It looked like a gruesome crime scene.
Akron resident Bill Buehrle peered out the back window Tuesday morning and instead of seeing a tranquil scene to start his day working remotely from his home, he saw a corpse.
It was mangled and body parts were scattered across the yard.
He even found organs on his back patio.
The victim was a Jane doe.
A real doe.
After some sleuthing and sending photos to the Ohio Department of Natural Resources, it was determined the deer had a deadly encounter with coyotes.
What did the homeowner hear?
Looking back, Buehrle said, he did hear some odd yelping the night before but he dismissed it as dogs in the neighborhood of his McPherson Avenue home off Garman Road, not far from historic Stan Hywet Hall.
News of the discovery soon spread on social media. Some folks expressed fear for the safety of small pets in the area with a murderous pack of coyotes lurking for more prey.
Before residents grab pitchforks and torches and take to the woods to hunt down coyotes, Mike Johnson, chief of conservation for Summit Metro Parks, said everyone should take a deep breath.
It is highly unlikely that the coyotes hunted down and attacked this particular deer.
Coyotes are 'opportunistic' hunters
Coyotes by their nature are "opportunistic" hunters, Johnson said, and a more likely scenario is that this particular deer was injured — probably hit by a car — and died or was near death when a coyote or scout came upon it and called out to others to come for dinner.
The more likely prey for coyotes are mice, rabbits or birds.
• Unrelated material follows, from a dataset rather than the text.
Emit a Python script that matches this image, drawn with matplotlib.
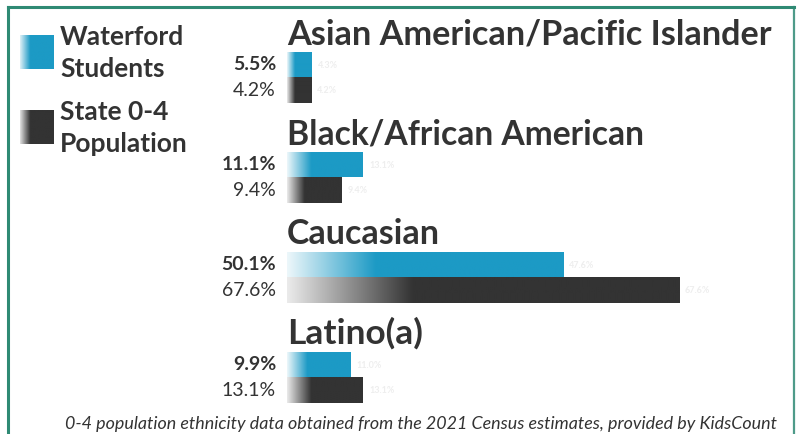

They tend to shy away from anything bigger than them — and that goes for humans.
Johnson said coyotes are anywhere and everywhere, including residential neighborhoods, particularly those close to parks.
Every metro park in Summit County has a family of coyotes now living in it, Johnson said.
Study shows coyote movements, interactions with humans
About 10 years ago, the Metro Parks, along with the National Park Service and other park districts in northern Ohio, conducted an ambitious study in which they put tracking devices on 200 or so coyotes to monitor their movements and interactions with humans.
The results were surprising.
For one, Johnson said they actually don't roam much at all.
A male and female and their offspring will stake out and defend a territory of about 1,500 acres and hunt there exclusively.
Once the offspring are old enough, the parents send them off to find their own territories.
For those coyotes that call a park home, Johnson said, they go out of their way to stay hidden and away from humans.
During the study, they found coyotes rarely used the trails during the day when humans are around and only venture on the paths at night.
There has never been an instance where a park visitor has been bitten by a coyote in Summit County.
And Johnson said there have been only been a handful of incidents where a dog has had an encounter with a coyote in the parks.
All of these incidences happened when the dogs were off their leashes, which is against the rules, and roaming off the trails, Johnson said.
Why coyotes often stay out of sight from humans
The study found that coyotes who call northern Ohio home have adapted to living in and around humans while staying out of sight.
One of the coyotes that had a tracking device took up residence in a very unlikely place.
Home was right in the middle of the parking lot of a busy shopping center in Fairlawn.
This particular coyote lived in a drain pipe near the retention pond by the Acme and a Starbucks.
Johnson said the coyote lived off mice and other small critters who also called Montrose home.
"They are absolutely trying to avoid us," he said. "It is pretty remarkable."
But that doesn't mean encounters can't still happen.
Johnson said it is never a good idea to let fluffy the cat wander about outside or send out the family pup to roam the countryside.
"In the canine world — big dog will go after little dog," he said.
Coyotes are not a protected species, but Johnson said he always advises against having them trapped and removed.
As they old adage goes, the better the devil — in this case coyote — you know than the one you don't.
"Remember, there's another coyote already waiting to take its place," he said.
Coyotes are attraction at the zoo
If you really want to have a close, albeit, safe encounter with a coyote then the best bet is to visit the Akron Zoo.
The zoo is home to Kaliska (kuh-lis-kuh) and Shilah (shy-luh), who arrived in Akron in 2013 when it opened the Mike & Mary Stark Grizzly Ridge exhibit.
Eric Albers, the curator of animal operations, said the pair are the same species of coyotes found in the wild in Akron but slightly smaller in stature because they are from Utah, where coyotes are not quite as large.
While still shy around humans, Albers said, the pair at the zoo are comfortable having guests gander through the glass at them in their large habitat.
"They are probably one of the more active animals here at the zoo," he said.
Buehrle said he's had his fill of encounters with coyotes for now.
And his encountered proved to be costly.
Buehrle said the city offered to take the deer carcass but he would have to first bag it up and place it at the curb.
That would have meant lugging a 200-pound bag from the backyard.
And then there was the whole matter of the bloody organs scattered about the yard.
Buehrle said he instead hired a Tallmadge company that specializes in such unpleasant tasks.
It was $350 that, in his opinion, was well spent.
"I've lived all over the country for my job and I've never seen something like it before," he said. "It was pretty gross."